Simplify

“What's really important is to simplify. The work of most photographers would be improved immensely if they could do one thing: get rid of the extraneous. If you strive for simplicity, you are more likely to reach the viewer.”  - William Albert Allard

Simplify.  I have been giving that some thought the last couple of days.  Photography is an art of subtraction.  It is incumbent upon the photographer to remove non-essential elements from the viewfinder until nothing remains but the essence of the subject.  Every object in the image will either strengthen or weaken it, concentrate the essence of the subject or dilute it. 

Simplifying in documentary photography is difficult at times, almost impossible at others.  It is most difficult when photographing human subjects.  That difficulty is multiplied exponentially by the inclusion of more humans in the frame. 

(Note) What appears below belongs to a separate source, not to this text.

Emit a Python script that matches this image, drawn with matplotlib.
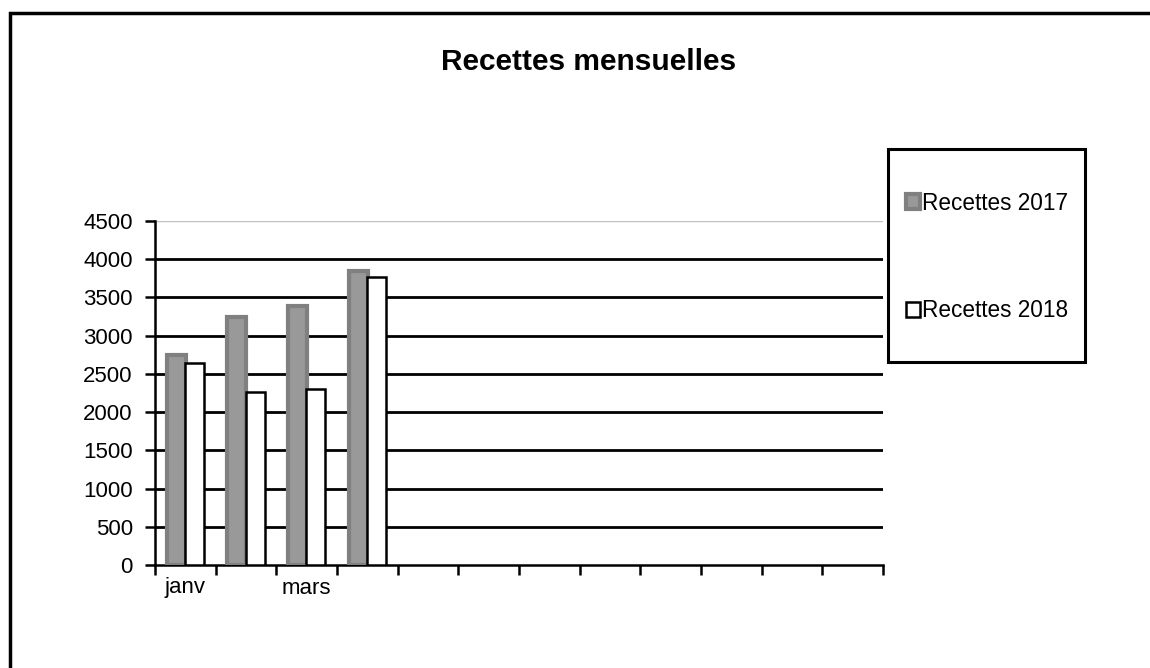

You are trying to be invisible in order to capture the unguarded moment, to not influence the interaction of the humans in your viewfinder.  They are totally out of your control.  They do what they do with no thought of how it will impact the images you are struggling to create. 

You know the shot that you want to create - you can see it coming; you can all but feel it.  You can watch their movements, their eyes, their hands, their feet; you can listen to their conversation.  You can anticipate.  More accurately, you can try to anticipate.  Sometimes you nail the shot.  Sometimes your best efforts produce photographic muck.  In the end, documentary photography is kind of a crap shoot. 

I guess that's why this genre of photography sinks its hooks into some of us so deeply.